Since the beginning of the year, Google has made it an expressed mission to hide the “shallow” and “low-quality” sites (i.e. content farms) that have come to litter the search giant’s valuable results. And now Google says it’s done just that with a significant new algorithm update that affects nearly 12 percent of all US search results.
“Many of the changes we make are so subtle that very few people notice them,” writes Google’s webspam team on the Official Google Blog. “But in the last day or so we launched a pretty big algorithmic improvement to our ranking—a change that noticeably impacts 11.8% of our queries—and we wanted to let people know what’s going on.”
The update doesn’t just push “low-quality” sites to the Internet basement, says Google, it also boosts the ranking of “high-quality” sites that publish “original content and information such as research, in-depth reports, thoughtful analysis.”
Last week, Google launched an extension for its Chrome browser that allowed users to block certain sites from showing up in their search results — another move made to combat sub-par content. Google receives information about which sites Chrome users block, helping them to fine-tune their search algorithm. Google points out that this “Blocklist data” was not used in this update, but says they were “pleased” to discover that the update does address 84 percent of the top 12 sites blocked by users of the Chrome extension.
As Search Engine Land‘s Danny Sullivan points out, Google’s announcement doesn’t explicitly target “content farms” by name, instead preferring coy adjectives like “low-quality” to describe their detested target. But as as Google’s head spam-fighter Matt Cutts told Sullivan, “I think people will get the idea of the types of sites we’re talking about.”
These “types of sites” include publications like Associated Content and Demand Media’s eHow.com — sites that Google says “copy others’ content and sites with low levels of original content.”
This could come to include properties owned by AOL, which recently purchased the Huffington Post — another site known for copying others’ content and re-publishing it under SEO-crafted headlines. In a company memo that leaked early this month, AOL’s now-ousted content chief David Eun said the new “AOL Way” would require boosting the number of highly searchable stories writers produce for AOL properties in an attempt to uphold sagging advertising revenue. This sounds suspiciously like a content farm strategy if we’ve ever heard one.
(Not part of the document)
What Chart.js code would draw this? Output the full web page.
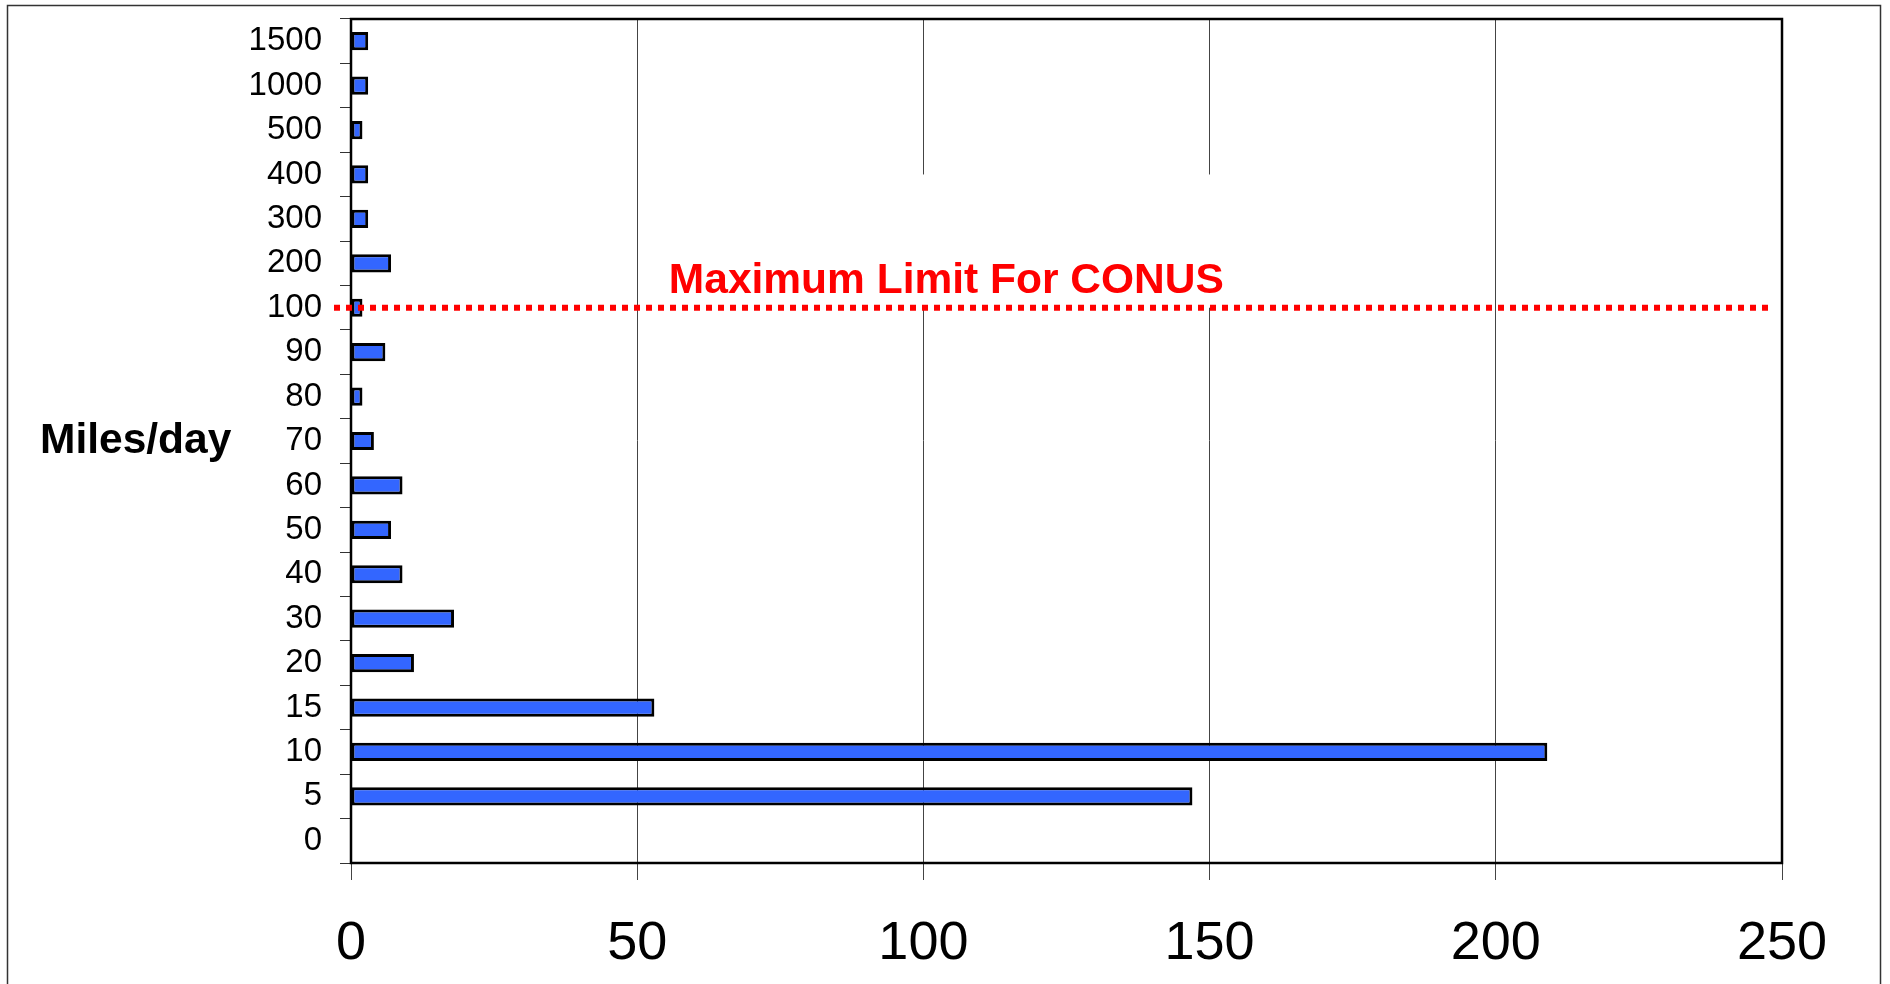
<!DOCTYPE html>
<html>
<head>
<meta charset="utf-8">
<title>Miles/day</title>
<script src="https://cdn.jsdelivr.net/npm/chart.js@4.4.1/dist/chart.umd.min.js"></script>
<style>
  html, body { margin: 0; padding: 0; background: #fff; overflow: hidden; }
  #wrap { width: 1890px; height: 984px; }
</style>
</head>
<body>
<div id="wrap"><canvas id="miles_bar" width="1890" height="984"></canvas></div>
<script>
// categories from bottom to top, as they stand in the picture
var milesLabels = ["0", "5", "10", "15", "20", "30", "40", "50", "60", "70", "80", "90", "100", "200", "300", "400", "500", "1000", "1500"];
var milesCounts = [0, 147, 209, 53, 11, 18, 9, 7, 9, 4, 2, 6, 2, 7, 3, 3, 2, 3, 3];
var xTicks = [0, 50, 100, 150, 200, 250];
var limitLabel = "100";
var limitText = "Maximum Limit For CONUS";
var axisText = "Miles/day";

Chart.defaults.font.family = "'Liberation Sans', Arial, sans-serif";
Chart.defaults.color = "#000";

//draws the CONUS limit, the frame and the side label
var limitPlugin = {
	id: "limitPlugin",
	beforeDatasetsDraw: function(chart) {
		var ctx = chart.ctx;
		var area = chart.chartArea;
		var x = chart.scales.x;
		var y = chart.scales.y;
		var lineY = y.getPixelForValue(milesLabels.indexOf(limitLabel));
		ctx.save();
		// white box under the note hides the grid lines
		var boxTop = y.getPixelForValue(milesLabels.indexOf("400"));
		ctx.fillStyle = "#fff";
		ctx.fillRect(x.getPixelForValue(52), boxTop, x.getPixelForValue(156) - x.getPixelForValue(52), lineY - boxTop);
		// plot frame
		ctx.strokeStyle = "#000";
		ctx.lineWidth = 2.5;
		ctx.strokeRect(area.left, area.top, area.right - area.left, area.bottom - area.top);
		ctx.restore();
	},
	afterDatasetsDraw: function(chart) {
		var ctx = chart.ctx;
		var area = chart.chartArea;
		var x = chart.scales.x;
		var y = chart.scales.y;
		var lineY = y.getPixelForValue(milesLabels.indexOf(limitLabel));
		ctx.save();
		ctx.strokeStyle = "#ff0000";
		ctx.lineWidth = 6;
		ctx.setLineDash([6, 6]);
		ctx.beginPath();
		ctx.moveTo(area.left - 17, lineY);
		ctx.lineTo(area.right - 14, lineY);
		ctx.stroke();
		ctx.setLineDash([]);
		ctx.fillStyle = "#ff0000";
		ctx.font = "bold 42.5px 'Liberation Sans', Arial, sans-serif";
		ctx.textAlign = "center";
		ctx.textBaseline = "alphabetic";
		ctx.fillText(limitText, x.getPixelForValue(104), lineY - 15);

		ctx.fillStyle = "#000";
		ctx.textAlign = "left";
		ctx.textBaseline = "middle";
		ctx.fillText(axisText, 40, (area.top + area.bottom) / 2);
		ctx.restore();
	},
	afterDraw: function(chart) {
		var ctx = chart.ctx;
		ctx.save();
		ctx.strokeStyle = "#333";
		ctx.lineWidth = 1.5;
		ctx.strokeRect(7.5, 5.5, 1873, 1100);
		ctx.restore();
	}
};

var ctx = document.getElementById("miles_bar").getContext("2d");
var milesChart = new Chart(ctx, {
	type: "bar",
	data: {
		labels: milesLabels,
		datasets: [{
			label: axisText,
			data: milesCounts,
			backgroundColor: "#3366ff",
			borderColor: "#000",
			borderWidth: 3,
			borderSkipped: false,
			barPercentage: 0.41,
			categoryPercentage: 1
		}]
	},
	options: {
		indexAxis: "y",
		responsive: false,
		animation: false,
		devicePixelRatio: 1,
		layout: { padding: { top: 19, right: 108, left: 0, bottom: 0 } },
		plugins: { legend: { display: false }, tooltip: { enabled: false } },
		scales: {
			x: {
				min: xTicks[0],
				max: xTicks[xTicks.length - 1],
				ticks: { stepSize: xTicks[1] - xTicks[0], padding: 32, font: { size: 54 }, color: "#000" },
				grid: { color: "#444", lineWidth: 1, tickLength: 17 },
				border: { display: true, color: "#000", width: 2 },
				afterFit: function(scale) { scale.height = 121; }
			},
			y: {
				reverse: true,
				ticks: { padding: 18, font: { size: 33 }, color: "#000", autoSkip: false },
				grid: { drawOnChartArea: false, offset: true, tickLength: 11, color: "#333", lineWidth: 1 },
				border: { display: true, color: "#000", width: 2 },
				afterFit: function(scale) {
					scale.width = 351;
					scale.paddingTop = 0;
					scale.paddingBottom = 0;
				}
			}
		}
	},
	plugins: [limitPlugin]
});
</script>
</body>
</html>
Regardless of which specific sites will be affected by Google’s algorithm update, 12 percent of all searches is a huge number, by any standard. So if it all out they way Google says it does (and from what we can tell, it does), expect your Google search results to include a lot less fluff from now on.
Update: Demand Media’s Larry Fitzgibbon has released a statement about Google’s algorithm update on the company blog: “We have built our business by focusing on creating the useful and original content that meets the specific needs of today’s consumer,” writes Fitzgibbon. ” So naturally we applaud changes search engines make to improve the consumer experience – it’s both the right thing to do and our focus as well.”
The statement goes on to explain that “a content library as diverse as [Demand Media’s] saw some content go up and some go down in Google search results,” but that they “haven’t seen a material net impact on [their] Content & Media business.”
Despite the nonchalant-ness of the statement, its tone seems to be surrounded by an air of “oh crap.” Just the fact that Demand Media saw the need to release this statement suggests that the Google update is having at least some impact, whether Fitzgibbon wants to admit it or not. Surely, the company is hoping to convey the exact opposite message. But for some reason, that version is hard to believe.